Si les parents ne font pas toujours de donations à leurs enfants, ce n’est donc pas parce que l’imposition serait trop élevée, mais simplement parce qu’ils en ont rarement les moyens. Défiscaliser davantage les donations n’aurait pour conséquence que de créer un effet d’aubaine pour les plus riches et revient donc à aider les dynasties patrimoniales, ces familles où les riches transmettent aux riches. En outre, les donations sont davantage reçues par les jeunes hommes que les jeunes femmes, comme le montrent les travaux de Céline Bessière et Sibylle Gollac. Cette réforme serait donc doublement injuste, aggravant les inégalités de richesse déjà béantes dans notre société.

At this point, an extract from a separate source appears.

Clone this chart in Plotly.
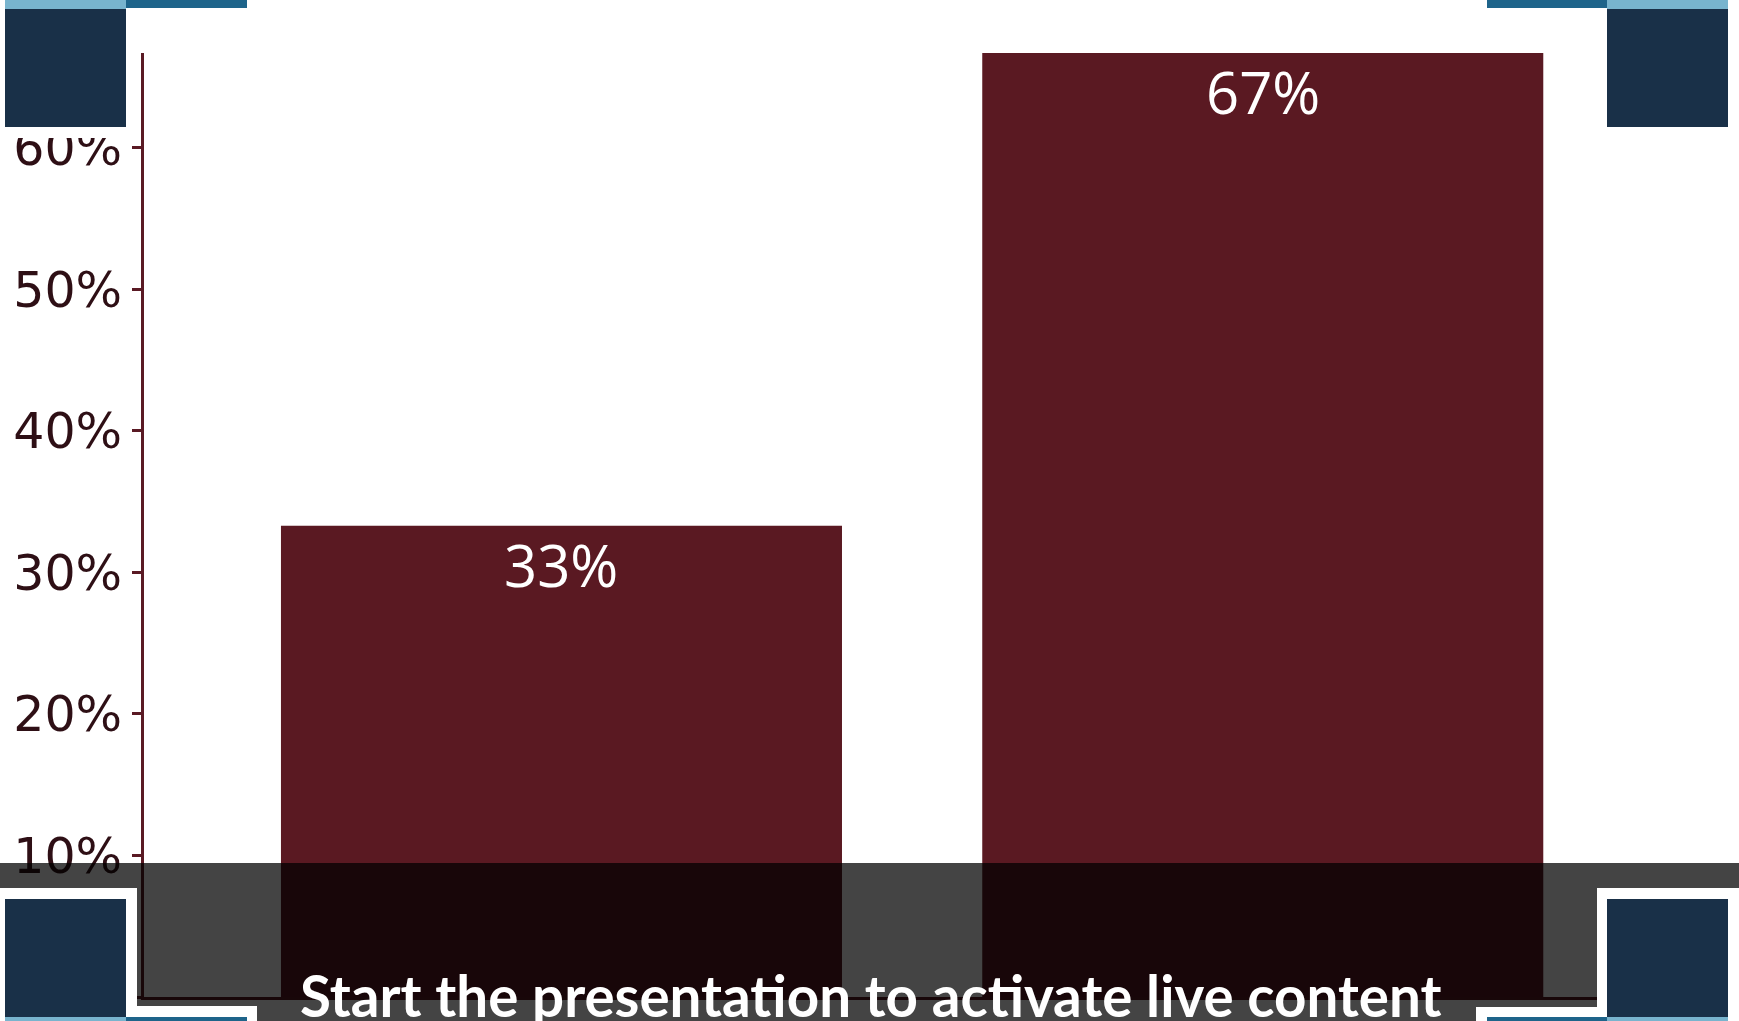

Par ailleurs, l’efficacité économique d’une telle mesure est hasardeuse : à l’heure de la crise sanitaire où les familles modestes s’accumulent auprès des associations d’aide alimentaire et où l’épargne des ménages aisés explose, il est d’autant plus urgent de redistribuer et de relancer l’activité. Les jeunes héritiers qui bénéficieraient de ces donations supplémentaires ne  consommeraient pas ce nouvel afflux d’épargne mais continueraient à augmenter leur patrimoine.

Comme nous le proposons dans la note du laboratoire d’idées Intérêt général « Pour casser les dynasties patrimoniales, inventer l’héritage tout au long de la vie » (février 2021), harmoniser le système de fiscalité des donations et des héritages est une priorité d’efficacité économique et de réduction des inégalités. Comme le système en vigueur en Irlande, il s’agit de considérer l’ensemble des sommes reçues au cours d’une vie par une même personne. Elles seraient exonérées d’impôt jusqu’à 117 000 euros (patrimoine net médian) puis taxées progressivement au-delà. Ce barème progressif permettrait de récolter des recettes fiscales supplémentaires, de façon à les redistribuer à la jeunesse durement frappée par la crise. Plutôt que d’aider les fils de bonne famille, rendons aux jeunes femmes et hommes les moyens de vivre dignement.